New Mexico may soon allow patients suffering from the savage wrath of opioid addiction to qualify for participation in the state’s medical marijuana program, reports the Santa Fe New Mexican.
Last week, a state advisory panel voted 5-to-1 in favor of adding “opiate abuse disorder” to the state’s list of qualified conditions – an action that some health professionals believe could begin to curb the addiction rates throughout the Land of Enchantment.
It is now up to the New Mexico Department of Health, specifically the state’s Health Secretary, Lynn Gallagher, to determine whether opioid addiction should be recognized as a legitimate medical condition. If she approves, thousands of New Mexicans would then be eligible to use medical marijuana to treat addiction – putting the program on the fast track to expand by more than 100 percent within the next year.
One of the leading endorsements for this proposed medical marijuana expansion came board member Dr. Laura Brown – an addiction specialist at the Santa Fe Recovery Center. She told the panel that out of all of the patients she has witnessed struggling with opioid addiction, “those who are using cannabis are doing better than those who are not.”

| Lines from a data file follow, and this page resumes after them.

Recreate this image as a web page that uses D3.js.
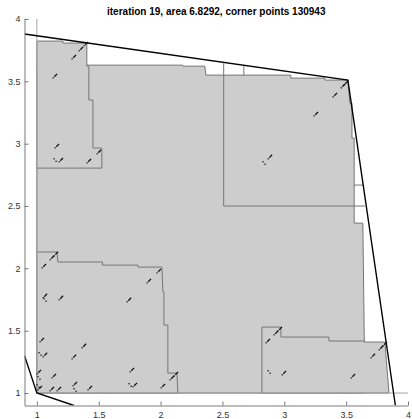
<!DOCTYPE html>
<html lang="en">
<head>
<meta charset="utf-8">
<title>iteration 19</title>
<script src="https://cdn.jsdelivr.net/npm/d3@7"></script>
<style>
  body { margin: 0; background: #fff; font-family: "Liberation Sans", Arial, sans-serif; }
  .axis text { font-size: 9px; fill: #333; font-family: "Liberation Sans", Arial, sans-serif; }
  .axis path, .axis line { stroke: #7a7a7a; }
  .title { font-size: 10px; font-weight: bold; fill: #000; }
</style>
</head>
<body>
<div id="viz"></div>
<script>
// tick values
var xTicks = [1, 1.5, 2, 2.5, 3, 3.5, 4];
var yTicks = [1, 1.5, 2, 2.5, 3, 3.5, 4];

// staircase boxes, drawn in this order (parent first)
var boxBig = [[1,1],[1,3.63],[2.18,3.63],[2.18,3.622],[2.358,3.622],[2.366,3.55],[3.053,3.55],[3.053,3.526],
  [3.328,3.526],[3.328,3.51],[3.514,3.51],[3.53,3.326],[3.547,3.326],[3.547,3.045],[3.565,3.045],
  [3.565,2.363],[3.635,2.363],[3.652,1]];
var boxTopLeft = [[1,2.804],[1,3.823],[1.21,3.823],[1.21,3.807],[1.404,3.807],[1.404,3.622],[1.42,3.622],
  [1.42,3.35],[1.453,3.35],[1.453,2.965],[1.525,2.965],[1.525,2.804]];
var boxLowLeft = [[1,1],[1,2.131],[1.162,2.131],[1.17,2.051],[1.53,2.051],[1.53,2.026],[1.817,2.026],
  [1.817,2.01],[2.011,2.01],[2.019,1.81],[2.027,1.81],[2.027,1.545],[2.059,1.545],[2.059,1.16],
  [2.132,1.16],[2.14,1]];
var boxLowRight = [[2.819,1],[2.819,1.529],[2.973,1.529],[2.973,1.449],[3.361,1.449],[3.361,1.417],
  [3.643,1.417],[3.643,1.409],[3.813,1.409],[3.846,1]];

// open box outlines without fill
var outlines = [
  [[2.51,3.645],[2.51,2.5],[3.652,2.5]],
  [[2.673,3.625],[2.673,3.55]],
  [[3.565,2.668],[3.635,2.668]]
];

// convex hull pieces
var hullTop = [[0.9,3.88],[3.514,3.51],[3.898,0.9]];
var hullLow = [[0.9,1.30],[1,1],[1.30,0.9]];

// corner point clusters (short diagonal streaks)
var streaks = [[1.146,3.542],[1.299,3.694],[1.356,3.759],[1.396,3.799],[1.162,2.981],[1.194,2.868],
  [1.420,2.860],[1.501,2.933],[1.057,2.018],[1.121,2.083],[1.154,2.115],[1.065,1.778],[1.194,1.762],
  [1.744,1.746],[1.986,1.978],[1.905,1.898],[1.040,1.425],[1.065,1.305],[1.299,1.289],[1.380,1.377],
  [1.137,1.136],[1.016,1.168],[1.121,1.032],[1.178,1.032],[1.307,1.072],[1.428,1.040],[1.768,1.184],
  [1.792,1.064],[2.019,1.056],[2.091,1.120],[2.124,1.152],[2.867,1.417],[2.932,1.481],[2.964,1.513],
  [2.997,1.160],[3.555,1.136],[3.716,1.297],[3.781,1.361],[3.813,1.393],[3.255,3.237],[3.409,3.390],
  [3.474,3.462],[3.498,3.486],[2.884,2.893],[1.024,1.040]];
// isolated pairs of dots
var dots = [[1.146,2.868],[1.065,1.746],[1.024,1.313],[1.016,1.120],[1.008,1.056],[1.307,1.024],
  [1.752,1.064],[2.876,1.168],[2.835,2.844]];

var width = 412, height = 419;
var x = d3.scaleLinear().domain([0.9, 4]).range([24.5, 408]);
var y = d3.scaleLinear().domain([0.9, 4]).range([405.5, 19]);

var svg = d3.select("#viz").append("svg")
  .attr("width", width)
  .attr("height", height);

svg.append("clipPath").attr("id", "plotclip")
  .append("rect")
  .attr("x", x(0.9)).attr("y", y(4))
  .attr("width", x(4) - x(0.9)).attr("height", y(0.9) - y(4));

var plot = svg.append("g").attr("clip-path", "url(#plotclip)");

var line = d3.line().x(function(d) { return x(d[0]); }).y(function(d) { return y(d[1]); });

[boxBig, boxTopLeft, boxLowLeft, boxLowRight].forEach(function(b, i) {
  plot.append("path")
    .attr("d", line(b) + "Z")
    .attr("fill", "#cdcdcd")
    .attr("stroke", "#767676")
    .attr("stroke-width", 1);
  if (i === 0) {
    outlines.forEach(function(o) {
      plot.append("path").attr("d", line(o))
        .attr("fill", "none").attr("stroke", "#767676").attr("stroke-width", 1);
    });
  }
});

// boundary lines x = 1 and y = 1
plot.append("path").attr("d", line([[1,4],[1,1],[4,1]]))
  .attr("fill", "none").attr("stroke", "#a4a4a4").attr("stroke-width", 1);

[hullTop, hullLow].forEach(function(h) {
  plot.append("path").attr("d", line(h))
    .attr("fill", "none").attr("stroke", "#000").attr("stroke-width", 1.4);
});

plot.selectAll(".streak")
  .data(streaks)
  .enter().append("line")
  .attr("class", "streak")
  .attr("x1", function(d) { return x(d[0]) - 2.2; })
  .attr("y1", function(d) { return y(d[1]) + 2.2; })
  .attr("x2", function(d) { return x(d[0]) + 2.2; })
  .attr("y2", function(d) { return y(d[1]) - 2.2; })
  .attr("stroke", "#111")
  .attr("stroke-width", 1.3)
  .attr("stroke-dasharray", "1.2,1,5");

plot.selectAll(".dot")
  .data(dots)
  .enter().append("g")
  .attr("class", "dot")
  .each(function(d) {
    var g = d3.select(this);
    g.append("rect").attr("x", x(d[0]) - 1.5).attr("y", y(d[1]) - 2).attr("width", 1.3).attr("height", 1.3).attr("fill", "#111");
    g.append("rect").attr("x", x(d[0]) + 0.5).attr("y", y(d[1]) + 0.5).attr("width", 1.3).attr("height", 1.3).attr("fill", "#111");
  });

svg.append("g")
  .attr("class", "axis")
  .attr("transform", "translate(0," + y(0.9) + ")")
  .call(d3.axisBottom(x).tickValues(xTicks).tickFormat(function(d) { return d; })
    .tickSizeInner(-4).tickSizeOuter(0).tickPadding(6));

svg.append("g")
  .attr("class", "axis")
  .attr("transform", "translate(" + x(0.9) + ",0)")
  .call(d3.axisLeft(y).tickValues(yTicks).tickFormat(function(d) { return d; })
    .tickSizeInner(-4).tickSizeOuter(0).tickPadding(4));

svg.append("text")
  .attr("class", "title")
  .attr("x", (x(0.9) + x(4)) / 2)
  .attr("y", 15)
  .attr("text-anchor", "middle")
  .text("iteration 19, area 6.8292, corner points 130943");
</script>
</body>
</html>
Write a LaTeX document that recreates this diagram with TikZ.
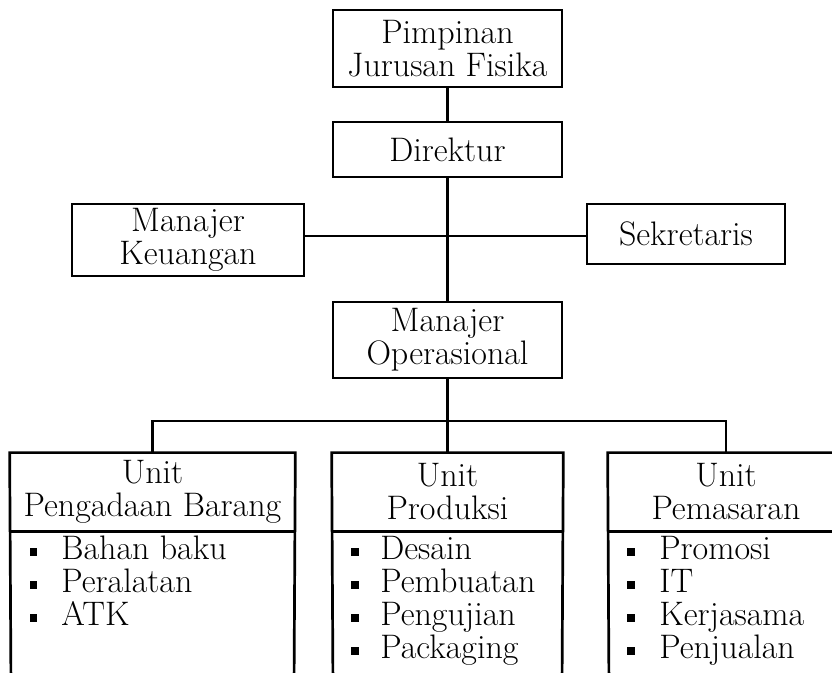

However, some officials are concerned that expanding the medicinal cannabis program in this manner would only give addicts a substitute habit. Yet Brown says the socioeconomic impact would be better for the community.
“Just imagine if [addicts] had access to cannabis and were able to kick their habits, how our state would change for the better,” Brown wrote in a statement. “Crime would go down, health care costs would diminish, overdose deaths would fall, and it would help our economy to flourish. Without the familial crisis of opiate dependence, New Mexico’s children would also be safer, families would be more stable.”
In 2015, a study published in the journal Drug and Alcohol Dependence found that opioid addicted patients had an easier time undergoing treatment programs when they had the freedom to use cannabis.
“Participants who smoked marijuana had less difficulty with sleep and anxiety and were more likely to remain in treatment as compared to those who were not using marijuana, regardless of whether they were taking dronabinol or placebo,” the study authors wrote.
Furthermore, some of the latest data shows that opioid use is down in states that have legalized marijuana for medicinal purposes. A study published in Health Affairs finds “the use of prescription drugs for which marijuana could serve as a clinical alternative fell significantly, once a medical marijuana law was implemented.”